Tuesday, July 05, 2011

Mustafic

Unfazed by last week's spanking in the electricity unbundling case, the Court of Appeals in The Hague again has an eyebrow-raising judgement. This time, they sided with the plaintiffs-appellants one of the Srebrenica cases.

Taking the case back-to-front, the underlying legal argument is actually not that implausible. Rather than attempting to make the State liable for the genocide in Srebrenica as such, which would be a stretch no matter how you look at it, this case is only about one single victim, a victim who was supposed to be among those transported out of the town, but wasn't. Theoretically, the agreement made by Dutchbat with the Bosnian Serbs involved the evacuation not only of Dutchbat itself, but also of all locals that worked for them. And the victim in this case, Rizo Mustafic, worked as an electrician for the UN peacekeepers. Yet for reasons that are not entirely clear from the court's judgement, Mustafic was not with them when they left. As a result, he was killed.

Given that the plaintiffs thus have a colourable argument on the other three elements of an unlawful act under Dutch law (unlawfulness, causation and damage), it makes sense that the court of first instance focused on the attributability issue: If UN peacekeepers screwed up, why sue the Dutch government? Why not the UN? In practical terms, the answer is easy: Because the UN is immune from suit. But legally that is not a sufficient answer. To the extent that Dutchbat was under the "control" (see below) of the UN and not the Dutch state, only the former can be sued for any unlawful acts committed by Dutchbat.
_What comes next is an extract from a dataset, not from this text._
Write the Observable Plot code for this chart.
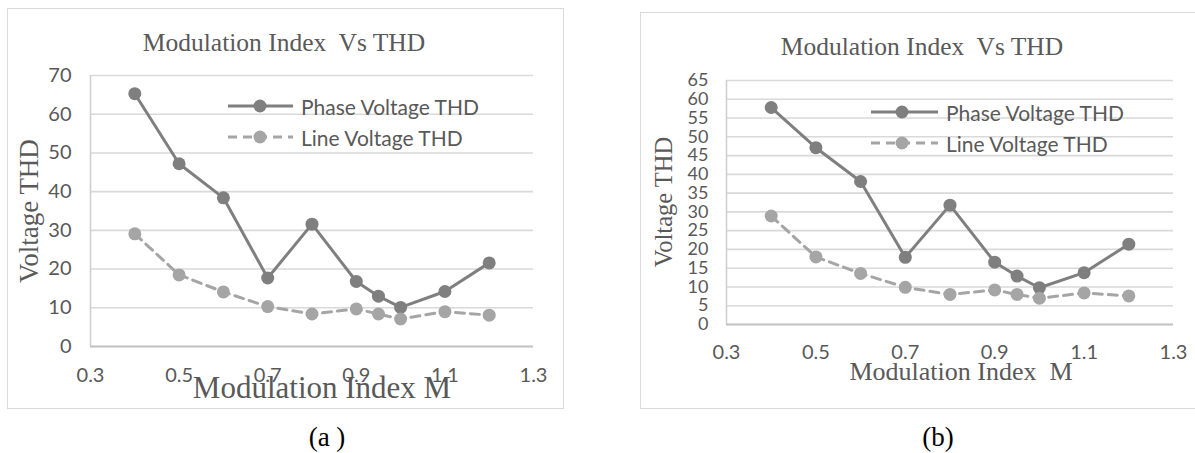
<!DOCTYPE html>
<html>
<head>
<meta charset="utf-8">
<script src="https://cdn.jsdelivr.net/npm/d3@7"></script>
<script src="https://cdn.jsdelivr.net/npm/@observablehq/plot@0.6"></script>
<style>
  html, body { margin: 0; padding: 0; background: #fff; }
  #page { position: relative; width: 1195px; height: 453px; overflow: hidden; background: #fff; }
  .frame { position: absolute; border: 1.5px solid #d9d9d9; box-sizing: border-box; }
  .abs { position: absolute; white-space: pre; line-height: 1; }
  .title { font-family: "Liberation Serif", serif; color: #595959; transform: translate(-50%, -50%); }
  .ylab { font-family: "Liberation Serif", serif; color: #595959; transform: translate(-50%, -50%) rotate(-90deg); }
  .cap { font-family: "Liberation Serif", serif; color: #000; transform: translate(-50%, -50%); }
  .leg { font-family: Lato, sans-serif; color: #595959; font-size: 21px; transform: translateY(-50%); }
</style>
</head>
<body>
<div id="page"></div>
<script>
// ---- data ----
const mIndex = [0.4, 0.5, 0.6, 0.7, 0.8, 0.9, 0.95, 1.0, 1.1, 1.2];
const phaseA = [65.3, 47.2, 38.4, 17.7, 31.6, 16.8, 13.0, 10.1, 14.2, 21.6];
const lineA  = [29.1, 18.5, 14.1, 10.3, 8.4, 9.7, 8.4, 7.1, 9.0, 8.1];
const phaseB = [57.8, 47.1, 38.1, 17.9, 31.8, 16.6, 12.9, 9.8, 13.8, 21.4];
const lineB  = [28.9, 18.0, 13.6, 9.9, 8.0, 9.2, 8.0, 7.0, 8.4, 7.6];
const xTicks = [0.3, 0.5, 0.7, 0.9, 1.1, 1.3];
const yTicksA = [0, 10, 20, 30, 40, 50, 60, 70];
const yTicksB = [0, 5, 10, 15, 20, 25, 30, 35, 40, 45, 50, 55, 60, 65];
const seriesNames = ["Phase Voltage THD", "Line Voltage THD"];
const chartTitle = "Modulation Index  Vs THD";
const xTitle = "Modulation Index M";
const xTitleB = "Modulation Index  M";
const yTitle = "Voltage THD";

const PHASE_COLOR = "#7f7f7f";
const LINE_COLOR = "#a5a5a5";

const page = document.getElementById("page");

function rows(vals) { return mIndex.map((m, i) => ({m, v: vals[i]})); }

function add(cls, text, left, top, size) {
  const d = document.createElement("div");
  d.className = "abs " + cls;
  d.textContent = text;
  d.style.left = left + "px";
  d.style.top = top + "px";
  if (size) d.style.fontSize = size + "px";
  page.appendChild(d);
  return d;
}

function frame(l, t, w, h) {
  const d = document.createElement("div");
  d.className = "frame";
  Object.assign(d.style, {left: l + "px", top: t + "px", width: w + "px", height: h + "px"});
  page.appendChild(d);
}

function chart(cfg) {
  const svg = Plot.plot({
    width: cfg.width, height: cfg.height,
    marginLeft: cfg.ml, marginRight: cfg.mr, marginTop: cfg.mt, marginBottom: cfg.mb,
    x: {domain: [xTicks[0], xTicks[xTicks.length - 1]]},
    y: {domain: [cfg.yTicks[0], cfg.yTicks[cfg.yTicks.length - 1]]},
    style: {fontFamily: "Lato, sans-serif", color: "#595959", background: "transparent", overflow: "visible"},
    marks: [
      Plot.gridY(cfg.yTicks, {stroke: "#d9d9d9", strokeOpacity: 1, strokeWidth: 1.6}),
      Plot.ruleX([xTicks[0]], {stroke: "#d0d0d0", strokeWidth: 1.6}),
      Plot.ruleY([cfg.yTicks[0]], {stroke: "#c4c4c4", strokeWidth: 1.8}),
      Plot.axisY(cfg.yTicks, {tickSize: 0, tickPadding: cfg.yPad, label: null, fontSize: cfg.yFont, fill: "#595959"}),
      Plot.axisX(xTicks, {tickSize: 0, tickPadding: cfg.xPad, label: null, fontSize: cfg.xFont, fill: "#595959",
        tickFormat: d => d.toFixed(1)}),
      Plot.line(rows(cfg.phase), {x: "m", y: "v", stroke: PHASE_COLOR, strokeWidth: 3}),
      Plot.dot(rows(cfg.phase), {x: "m", y: "v", r: 6.5, fill: PHASE_COLOR, stroke: "none"}),
      Plot.line(rows(cfg.line), {x: "m", y: "v", stroke: LINE_COLOR, strokeWidth: 3, strokeDasharray: "9,6"}),
      Plot.dot(rows(cfg.line), {x: "m", y: "v", r: 6.5, fill: LINE_COLOR, stroke: "none"})
    ]
  });
  svg.style.position = "absolute";
  svg.style.left = cfg.left + "px";
  svg.style.top = cfg.top + "px";
  page.appendChild(svg);
}

function legend(x0, x1, xm, y1, y2) {
  const ns = "http://www.w3.org/2000/svg";
  const s = document.createElementNS(ns, "svg");
  s.setAttribute("width", 1195); s.setAttribute("height", 453);
  Object.assign(s.style, {position: "absolute", left: "0px", top: "0px"});
  const items = [[y1, PHASE_COLOR, null], [y2, LINE_COLOR, "9,6"]];
  for (const [y, c, dash] of items) {
    const l = document.createElementNS(ns, "line");
    l.setAttribute("x1", x0); l.setAttribute("x2", x1); l.setAttribute("y1", y); l.setAttribute("y2", y);
    l.setAttribute("stroke", c); l.setAttribute("stroke-width", 3);
    if (dash) l.setAttribute("stroke-dasharray", dash);
    s.appendChild(l);
    const ci = document.createElementNS(ns, "circle");
    ci.setAttribute("cx", xm); ci.setAttribute("cy", y); ci.setAttribute("r", 6.5); ci.setAttribute("fill", c);
    s.appendChild(ci);
  }
  page.appendChild(s);
}

// ---- panel (a) ----
frame(7, 8, 557, 401);
chart({left: 0, top: 60, width: 565, height: 340, ml: 90, mr: 32, mt: 15, mb: 54,
  yTicks: yTicksA, phase: phaseA, line: lineA, yFont: 20, xFont: 20, xPad: 21, yPad: 19});
add("title", chartTitle, 284, 43, 25.5);
add("ylab", yTitle, 29, 211, 27);
add("title", xTitle, 322, 387, 31);
legend(228, 293, 260, 106, 137);
add("leg", seriesNames[0], 301, 106);
add("leg", seriesNames[1], 301, 137);
add("cap", "(a )", 327, 437, 27);

// ---- panel (b) ----
frame(640, 12, 600, 397);
chart({left: 600, top: 60, width: 595, height: 320, ml: 126, mr: 22, mt: 20, mb: 56,
  yTicks: yTicksB, phase: phaseB, line: lineB, yFont: 18, xFont: 20, xPad: 20, yPad: 18});
add("title", chartTitle, 922, 47, 25.5);
add("ylab", yTitle, 664, 202, 24.5);
add("title", xTitleB, 961, 372, 26);
legend(871, 938, 902, 112, 143);
add("leg", seriesNames[0], 946, 112);
add("leg", seriesNames[1], 946, 143);
add("cap", "(b)", 938, 437, 27);
</script>
</body>
</html>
The court of first instance came to exactly this conclusion: the plaintiffs should lose because they sued the wrong person. Dutchbat was under the command and control of the UN.

The Court of Appeals now overrules. It already gets interesting in par. 5.5, where the CoA, citing the Commissie van advies inzake volkenrechtelijke vraagstukken, claims that Dutch army operations in Bosnia were - in general - capable of giving rise to liability under national Bosnian law. Not having see the CAVV's opinion, I can only say that I have my doubts. In any event, the CoA concludes that in this particular case this is irrelevant, and moves on.

With regard to control, the CoA rules that it is not "command and control" that matters, but the more factual "effective control" criterion. (They cite the International Law Commission.) On that basis, it proceeds to examine to what extent the UN and the Dutch government were actually in control of what the soldiers were doing on the ground in Srebrenica in 1995. I think we can all agree that this is an unfortuante conclusion. When it comes to messy matters like military SNAFUs, courts should generally prefer criteria that involve as little factfinding as possible. Bright lines and no second-guessing, whenever possible. The ILC rule cited seems to be one of respondeat superior generally, meaning that the CoA apparently failed to consider whether it might be appropriate to fashion a different rule for military matters.

The examination of the facts obviously yields the result that the Dutch government exercised significant control. As a result, the CoA finds the government liable, although the damages award is kept on ice for a later day. The same goes for the related case of Nuhanovic, to which the above applies mutatis mutandis, which was also handed down by the same panel today. According to the press, the landsadvocaat wants to study the decision before deciding what to do with it, but I would be highly surprised if he didn't ask the Supreme Court to affirm the court of first instance's "command and control" rule over the CoA's "effective control" approach.

UPDATE: Something occurred to me when I was emailing about this ruling. Is the Court of Appeals saying that the UN was not the principal - for respondeat superior liability purposes - of Dutchbat at the relevant time, or are they saying Dutchbat had two principals? The latter seems like a perfectly acceptable theory in normal civilian life, including the kinds of cases that the ILC rule applies to, but in a military situation it seems quite anomalous. In the military, they would normally try to establish a clear - and unique - chain of command. And to the extent that peacekeeping missions don't achieve this goal, I would think it is nonetheless preferable for the a court to limit itself to the primary chain of command, and ignore the others, just like the military on the ground would have attempted to do. And this means, normally, a "command and control test", not an "effective control test", since the latter will almost always conclude that peacekeepers have more than one chain of command.

UPDATE 2: The reporter for European Voice makes a similar point: "The ruling will give pause to governments that contribute troops to peacekeeping missions around the world. National contingents in such missions routinely receive instructions through national chains of command even though they are formally under the command of the UN. That practice is now likely to come under scrutiny: the Hague court based its ruling on the finding that the soldiers in Srebrenica acted on orders from the Dutch ministry of defence when they handed the three men over to the Serbs."